I quite deliberately describe these spiritual sensibilities, humanity’s extra-rational and intuitive perceptiveness. This is because it is possible when we read Holy Scripture we come across feelings and concepts that form as a result of holy sensing. We do find bridges to the numinous, things that trigger our encounter with the Holy. This Sunday in the Liturgy we hear more from the very mystical Gospel of John. A small group is in the presence of Jesus. Two are the fishermen, Philip and Andrew, followers of Jesus. Two are Greek men that “want to see Jesus.” Well, they get their meeting. These two pairs of men come from very different backgrounds, but meeting Jesus they meet someone delivering something way beyond any of them. He is revealing a mystery, and his heavenly Father booms an announcement in the midst of it all. The mystery is the paradox that in death, the death of the Son of Man comes to the greatest glorification of the Life-giver possible. The Father seems to say that a first glorification is in the gift of the eternal Son of Man in his birth, the second will be in his death and what follows. Give it a good look:
Now among those who went up to worship at the festival were some Greeks. They came to Philip, who was from Bethsaida in Galilee, and said to him, “Sir, we wish to see Jesus.” Philip went and told Andrew; then Andrew and Philip went and told Jesus. Jesus answered them, “The hour has come for the Son of Man to be glorified. Very truly, I tell you, unless a grain of wheat falls into the earth and dies, it remains just a single grain; but if it dies, it bears much fruit. Those who love their life lose it, and those who hate their life in this world will keep it for eternal life. Whoever serves me must follow me, and where I am, there will my servant be also. Whoever serves me, the Father will honor.
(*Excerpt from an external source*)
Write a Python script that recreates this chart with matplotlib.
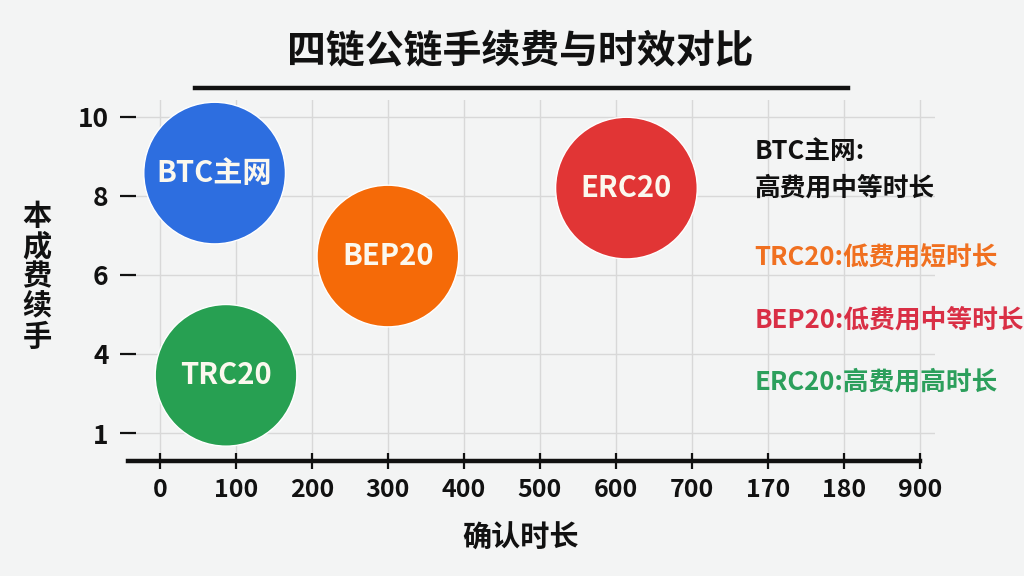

“Now my soul is troubled. And what should I say—‘Father, save me from this hour’? No, it is for this reason that I have come to this hour. Father, glorify your name.” Then a voice came from heaven, “I have glorified it, and I will glorify it again.” The crowd standing there heard it and said that it was thunder. Others said, “An angel has spoken to him.” Jesus answered, “This voice has come for your sake, not for mine. Now is the judgment of this world; now the ruler of this world will be driven out. And I, when I am lifted up from the earth, will draw all people to myself.” He said this to indicate the kind of death he was to die.. —John 12:20-33
I do not get how the power of life is given to the world through the Son’s death. I do not rationally comprehend how this “defeat” spells glory to God and victory for all people in God. Do you? At the risk of sounding like Yogi Berra, I will declare, mysteries are not easily grasped. As we approach Holy Week in ten days which begins with Palm Sunday, let us all be prepared to be hit with the unexplainable, to be pulled into the mystery, to be enveloped by the Holy. The Son will indeed draw you, “draw all people” to himself. In awe and joy, we will be taken into his embrace of love.